Leci Brandão e Evelyn Bastos serão escravas revolucionárias

Citada no samba-enredo, a cantora Leci Brandão, 74 anos, representará no desfile da Verde e Rosa a ex-escrava Luísa Mahin, envolvida nas revoltas de escravos da Bahia. "Sou fã da Leci. Boa parte desse caráter político que meu trabalho assume, em determinados momentos, é fruto do que ouvi do repertório dela. E essa figura combativa encontrou uma associação íntima com Luísa Mahin, uma das líderes do levante dos negros malês. Se a revolta tivesse sido bem-sucedida, Luísa seria declarada a rainha da Bahia, então Leci virá em um trono", alegou Vieira.

A cantora, que foi até a Cidade do Samba conferir de perto o trabalho no barracão, contou que chorou ao ouvir pela primeira vez o hino da Mangueira deste Carnaval. "É muita emoção para uma Leci só. Nós estamos em um momento de muito retrocesso, e a Mangueira tem a responsabilidade de abrir a cabeça do público, retomar o Carnaval como protesto. Estou duplamente feliz, por mais uma vez estar na minha escola, e por representar uma figura tão importante", disse ela, que foi a primeira mulher a entrar na ala de compositores da agremiação.

Leci Brandão, citada no samba-enredo da Verde e Rosa, desfilará como Luísa Mahin em trono baiano - Armando Paiva/ Agência O Dia

Rainha de bateria, Evelyn Bastos, 25 anos, viverá Esperança Garcia na Avenida. Escrava, Garcia foi reconhecida como a primeira advogada do Piauí, e denunciou por escrito as violências que sofria. "Estou bem emotiva com a minha escola saudando os verdadeiros desbravadores da história do Brasil. Minha preparação está sendo psicológica, porque estou ansiosa e com muita vontade de viver esse momento", contou ela, que é professora de educação física e cursa graduação em história. 

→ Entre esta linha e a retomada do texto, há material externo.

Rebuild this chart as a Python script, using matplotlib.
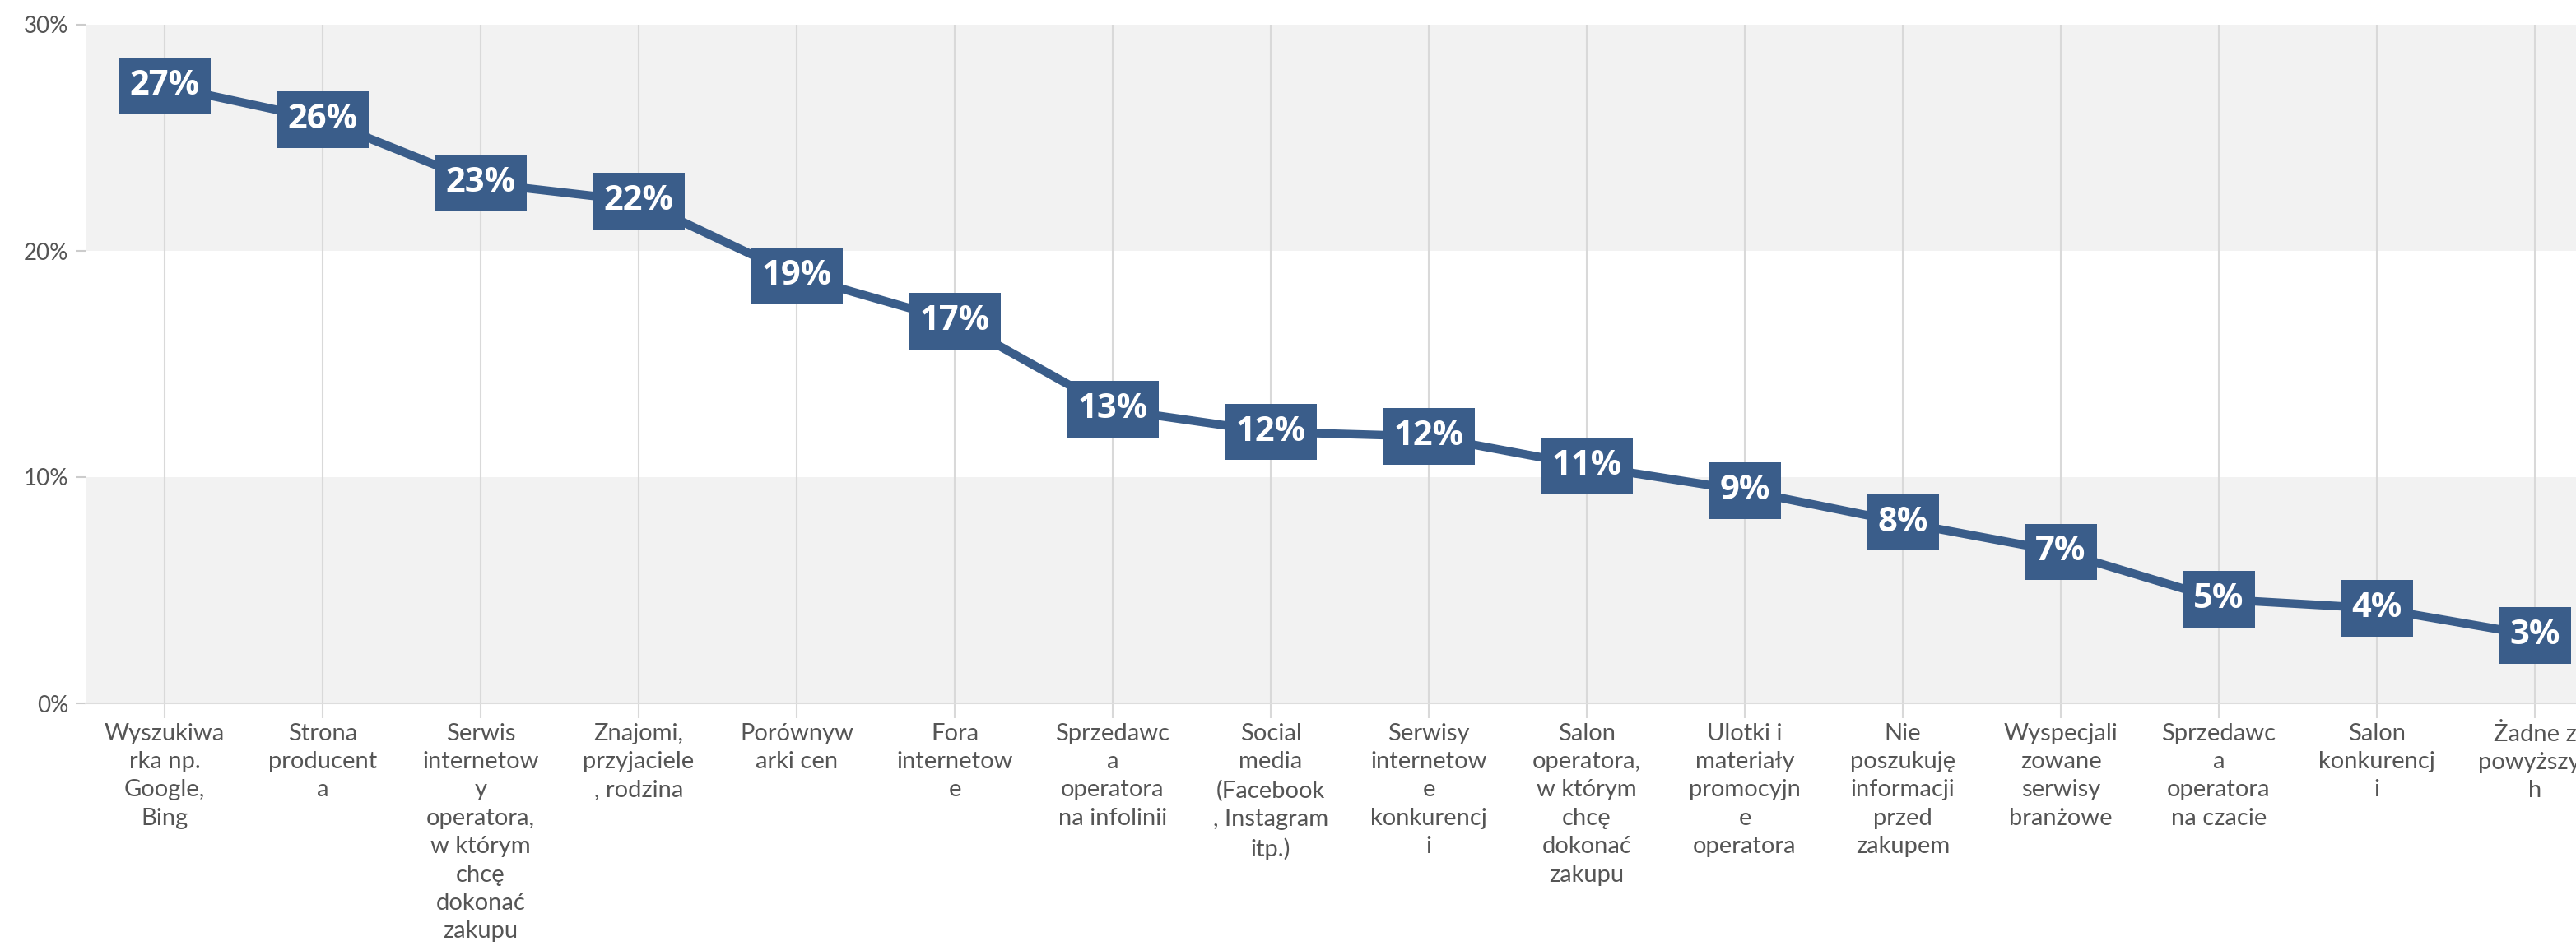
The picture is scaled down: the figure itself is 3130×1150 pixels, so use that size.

Evelyn Bastos, rainha de bateria da Mangueira, usou fantasia de escrava Anastácia em ensaio técnico no Sambódromo. "Estou bem emotiva", contou - Divulgação

Classificada em quinto lugar no ano passado e em busca do 20º campeonato, a Estação Primeira de Mangueira será a penúltima a desfilar na segunda-feira de Carnaval.